Take the lines from the beginning of the material through the line containing "anchor_y = [284, 88, 275, 69]" and retype them exactly, leaving the pictures out.

**Dataset extract**
********************

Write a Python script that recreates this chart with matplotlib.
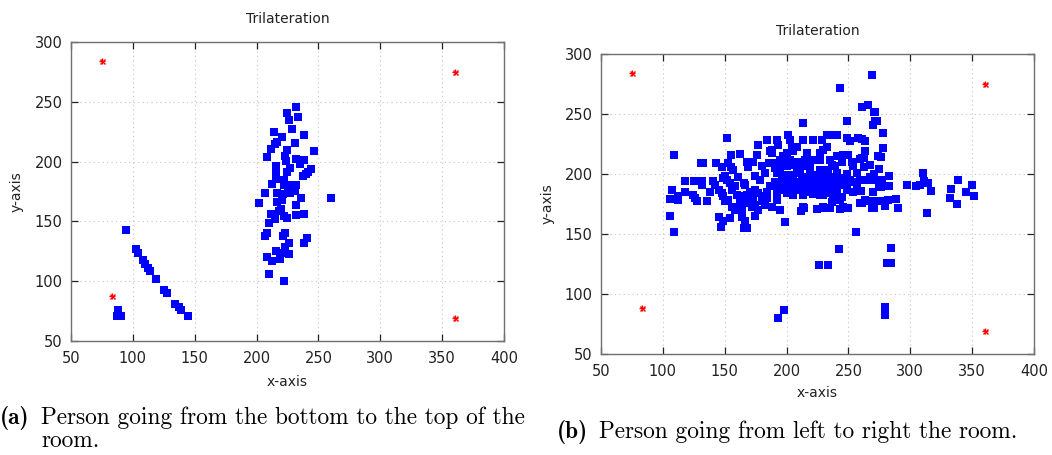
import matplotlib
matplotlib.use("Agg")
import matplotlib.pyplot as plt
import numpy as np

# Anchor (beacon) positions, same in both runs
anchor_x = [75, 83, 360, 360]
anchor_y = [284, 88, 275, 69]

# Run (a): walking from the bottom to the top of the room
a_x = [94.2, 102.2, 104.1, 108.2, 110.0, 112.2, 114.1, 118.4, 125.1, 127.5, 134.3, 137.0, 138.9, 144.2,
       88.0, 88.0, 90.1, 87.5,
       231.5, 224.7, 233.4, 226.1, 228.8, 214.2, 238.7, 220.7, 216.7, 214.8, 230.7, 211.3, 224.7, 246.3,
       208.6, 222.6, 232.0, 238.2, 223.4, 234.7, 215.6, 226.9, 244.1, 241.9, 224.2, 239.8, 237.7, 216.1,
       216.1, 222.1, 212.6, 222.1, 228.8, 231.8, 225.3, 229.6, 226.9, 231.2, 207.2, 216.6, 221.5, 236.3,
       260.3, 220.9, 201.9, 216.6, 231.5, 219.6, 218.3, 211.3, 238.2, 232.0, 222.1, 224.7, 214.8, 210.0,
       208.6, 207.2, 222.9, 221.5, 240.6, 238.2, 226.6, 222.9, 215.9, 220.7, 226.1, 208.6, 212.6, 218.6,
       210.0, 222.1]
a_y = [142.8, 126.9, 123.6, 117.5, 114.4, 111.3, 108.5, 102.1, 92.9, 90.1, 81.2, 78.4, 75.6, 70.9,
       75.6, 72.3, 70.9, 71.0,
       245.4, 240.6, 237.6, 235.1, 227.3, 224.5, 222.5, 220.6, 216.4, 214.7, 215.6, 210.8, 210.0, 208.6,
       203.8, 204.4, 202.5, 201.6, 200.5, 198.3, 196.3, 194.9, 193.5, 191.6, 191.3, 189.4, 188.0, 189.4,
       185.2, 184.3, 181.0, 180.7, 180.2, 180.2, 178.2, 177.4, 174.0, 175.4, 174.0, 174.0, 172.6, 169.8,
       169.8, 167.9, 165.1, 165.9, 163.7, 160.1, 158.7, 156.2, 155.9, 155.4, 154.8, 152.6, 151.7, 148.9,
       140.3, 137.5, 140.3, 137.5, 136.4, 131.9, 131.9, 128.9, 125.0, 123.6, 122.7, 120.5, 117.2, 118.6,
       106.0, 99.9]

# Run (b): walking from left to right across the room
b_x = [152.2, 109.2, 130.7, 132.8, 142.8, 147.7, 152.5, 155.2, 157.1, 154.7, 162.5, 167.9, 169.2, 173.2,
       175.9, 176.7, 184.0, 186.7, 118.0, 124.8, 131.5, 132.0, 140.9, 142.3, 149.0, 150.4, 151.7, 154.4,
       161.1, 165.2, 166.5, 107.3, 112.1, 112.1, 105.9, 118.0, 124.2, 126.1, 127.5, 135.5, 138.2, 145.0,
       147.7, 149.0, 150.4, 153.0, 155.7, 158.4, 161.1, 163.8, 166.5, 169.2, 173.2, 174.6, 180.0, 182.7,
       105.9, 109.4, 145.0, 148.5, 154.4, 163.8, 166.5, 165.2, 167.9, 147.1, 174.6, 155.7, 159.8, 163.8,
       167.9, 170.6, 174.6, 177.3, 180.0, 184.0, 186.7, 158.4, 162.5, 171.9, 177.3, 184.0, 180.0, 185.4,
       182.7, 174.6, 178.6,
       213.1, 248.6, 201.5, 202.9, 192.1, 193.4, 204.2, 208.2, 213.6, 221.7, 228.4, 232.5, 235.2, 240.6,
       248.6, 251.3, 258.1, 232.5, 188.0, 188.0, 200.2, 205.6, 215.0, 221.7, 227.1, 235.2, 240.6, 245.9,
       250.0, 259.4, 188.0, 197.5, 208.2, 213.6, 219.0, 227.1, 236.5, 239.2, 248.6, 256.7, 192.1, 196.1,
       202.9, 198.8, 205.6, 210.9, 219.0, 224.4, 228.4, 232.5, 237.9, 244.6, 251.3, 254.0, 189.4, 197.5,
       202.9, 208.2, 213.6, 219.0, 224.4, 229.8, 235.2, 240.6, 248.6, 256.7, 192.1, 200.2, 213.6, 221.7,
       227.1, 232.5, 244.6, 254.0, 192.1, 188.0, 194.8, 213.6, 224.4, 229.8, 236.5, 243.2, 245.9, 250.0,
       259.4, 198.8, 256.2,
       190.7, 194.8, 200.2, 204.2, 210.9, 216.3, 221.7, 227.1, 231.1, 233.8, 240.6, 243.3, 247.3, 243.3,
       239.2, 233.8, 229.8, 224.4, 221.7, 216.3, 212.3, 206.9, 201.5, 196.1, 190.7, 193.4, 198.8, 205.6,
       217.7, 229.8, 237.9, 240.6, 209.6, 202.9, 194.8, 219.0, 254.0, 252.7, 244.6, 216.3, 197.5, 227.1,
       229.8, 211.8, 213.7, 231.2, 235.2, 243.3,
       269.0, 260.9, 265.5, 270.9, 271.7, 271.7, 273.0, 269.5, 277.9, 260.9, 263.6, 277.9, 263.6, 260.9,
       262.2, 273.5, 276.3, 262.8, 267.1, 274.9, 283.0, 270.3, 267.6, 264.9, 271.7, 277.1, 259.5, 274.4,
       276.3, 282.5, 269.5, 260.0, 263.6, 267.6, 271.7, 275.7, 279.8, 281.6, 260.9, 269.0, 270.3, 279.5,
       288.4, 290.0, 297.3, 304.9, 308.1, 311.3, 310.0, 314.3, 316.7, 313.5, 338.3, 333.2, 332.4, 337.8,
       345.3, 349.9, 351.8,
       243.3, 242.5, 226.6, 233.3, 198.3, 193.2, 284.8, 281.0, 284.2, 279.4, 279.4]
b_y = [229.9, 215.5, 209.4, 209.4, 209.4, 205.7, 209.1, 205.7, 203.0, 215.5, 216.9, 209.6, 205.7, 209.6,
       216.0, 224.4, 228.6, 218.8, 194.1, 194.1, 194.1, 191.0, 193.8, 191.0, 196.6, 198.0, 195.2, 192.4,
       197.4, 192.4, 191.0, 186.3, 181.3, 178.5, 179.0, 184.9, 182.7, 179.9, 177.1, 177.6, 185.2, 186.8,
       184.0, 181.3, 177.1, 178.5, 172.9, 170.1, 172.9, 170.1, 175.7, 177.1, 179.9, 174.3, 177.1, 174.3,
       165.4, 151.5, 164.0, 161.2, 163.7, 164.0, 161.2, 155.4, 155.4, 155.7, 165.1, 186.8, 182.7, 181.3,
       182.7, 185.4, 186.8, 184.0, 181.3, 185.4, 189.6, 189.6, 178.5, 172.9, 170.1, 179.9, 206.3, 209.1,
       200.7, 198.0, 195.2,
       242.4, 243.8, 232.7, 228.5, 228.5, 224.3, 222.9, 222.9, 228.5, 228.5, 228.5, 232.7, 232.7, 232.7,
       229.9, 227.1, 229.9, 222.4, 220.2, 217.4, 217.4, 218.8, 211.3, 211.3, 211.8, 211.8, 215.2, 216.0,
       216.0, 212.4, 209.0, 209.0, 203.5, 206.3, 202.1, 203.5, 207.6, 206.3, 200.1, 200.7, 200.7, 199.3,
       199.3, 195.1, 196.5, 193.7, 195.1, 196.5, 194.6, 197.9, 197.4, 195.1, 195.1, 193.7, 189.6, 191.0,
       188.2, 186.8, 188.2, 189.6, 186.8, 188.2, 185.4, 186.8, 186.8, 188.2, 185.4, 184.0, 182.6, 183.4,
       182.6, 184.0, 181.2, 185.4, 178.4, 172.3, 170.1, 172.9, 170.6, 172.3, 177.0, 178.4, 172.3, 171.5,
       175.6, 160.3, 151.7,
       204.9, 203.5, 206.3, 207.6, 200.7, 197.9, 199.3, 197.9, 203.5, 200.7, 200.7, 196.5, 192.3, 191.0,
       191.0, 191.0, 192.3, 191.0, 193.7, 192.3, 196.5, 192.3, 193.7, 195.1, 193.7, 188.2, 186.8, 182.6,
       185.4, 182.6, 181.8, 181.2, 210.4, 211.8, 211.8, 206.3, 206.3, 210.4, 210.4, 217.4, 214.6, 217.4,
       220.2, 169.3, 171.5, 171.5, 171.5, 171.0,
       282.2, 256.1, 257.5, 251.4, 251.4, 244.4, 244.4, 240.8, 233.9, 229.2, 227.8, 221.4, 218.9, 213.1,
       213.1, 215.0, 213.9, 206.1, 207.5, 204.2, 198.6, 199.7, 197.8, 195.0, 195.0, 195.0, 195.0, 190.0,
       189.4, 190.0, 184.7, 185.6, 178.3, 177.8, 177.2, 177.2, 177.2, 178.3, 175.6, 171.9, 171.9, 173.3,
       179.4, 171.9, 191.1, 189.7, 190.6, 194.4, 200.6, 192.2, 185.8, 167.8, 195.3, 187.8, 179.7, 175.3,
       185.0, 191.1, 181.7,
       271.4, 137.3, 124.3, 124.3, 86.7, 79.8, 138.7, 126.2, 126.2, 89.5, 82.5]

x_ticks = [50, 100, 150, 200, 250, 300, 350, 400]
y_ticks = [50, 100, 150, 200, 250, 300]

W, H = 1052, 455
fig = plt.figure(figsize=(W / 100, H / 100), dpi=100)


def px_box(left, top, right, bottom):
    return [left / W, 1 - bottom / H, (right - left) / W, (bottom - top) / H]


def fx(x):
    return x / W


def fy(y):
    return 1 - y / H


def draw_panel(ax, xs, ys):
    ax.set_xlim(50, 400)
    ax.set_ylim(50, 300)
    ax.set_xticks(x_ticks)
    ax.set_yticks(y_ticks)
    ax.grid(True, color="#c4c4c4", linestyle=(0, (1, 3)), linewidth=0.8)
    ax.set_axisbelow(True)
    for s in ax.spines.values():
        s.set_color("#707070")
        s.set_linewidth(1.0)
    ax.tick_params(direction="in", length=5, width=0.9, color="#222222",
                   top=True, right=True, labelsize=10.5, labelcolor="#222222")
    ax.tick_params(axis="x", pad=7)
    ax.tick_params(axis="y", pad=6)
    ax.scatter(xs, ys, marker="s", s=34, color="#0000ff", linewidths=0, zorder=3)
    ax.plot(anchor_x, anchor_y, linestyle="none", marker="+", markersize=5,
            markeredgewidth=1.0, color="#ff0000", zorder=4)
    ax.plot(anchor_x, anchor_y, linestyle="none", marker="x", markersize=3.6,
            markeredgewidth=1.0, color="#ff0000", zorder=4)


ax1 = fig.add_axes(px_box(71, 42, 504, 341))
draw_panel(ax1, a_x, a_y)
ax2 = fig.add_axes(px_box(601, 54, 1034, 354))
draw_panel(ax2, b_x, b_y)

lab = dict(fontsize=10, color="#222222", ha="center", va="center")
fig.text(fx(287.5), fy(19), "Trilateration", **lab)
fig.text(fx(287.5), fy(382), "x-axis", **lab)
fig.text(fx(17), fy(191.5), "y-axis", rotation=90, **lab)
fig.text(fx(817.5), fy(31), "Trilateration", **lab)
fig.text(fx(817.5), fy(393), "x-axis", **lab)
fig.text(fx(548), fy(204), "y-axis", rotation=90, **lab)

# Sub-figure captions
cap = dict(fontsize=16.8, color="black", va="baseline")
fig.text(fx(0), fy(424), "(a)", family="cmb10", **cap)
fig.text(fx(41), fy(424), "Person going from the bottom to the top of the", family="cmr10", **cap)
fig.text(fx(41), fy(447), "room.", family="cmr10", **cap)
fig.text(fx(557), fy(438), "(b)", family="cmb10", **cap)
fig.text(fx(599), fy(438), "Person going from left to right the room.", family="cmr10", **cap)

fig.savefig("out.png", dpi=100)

********************

**Solution to this exercise**
Write a Python script that recreates this chart with matplotlib.
import matplotlib
matplotlib.use("Agg")
import matplotlib.pyplot as plt
import numpy as np

# Anchor (beacon) positions, same in both runs
anchor_x = [75, 83, 360, 360]
anchor_y = [284, 88, 275, 69]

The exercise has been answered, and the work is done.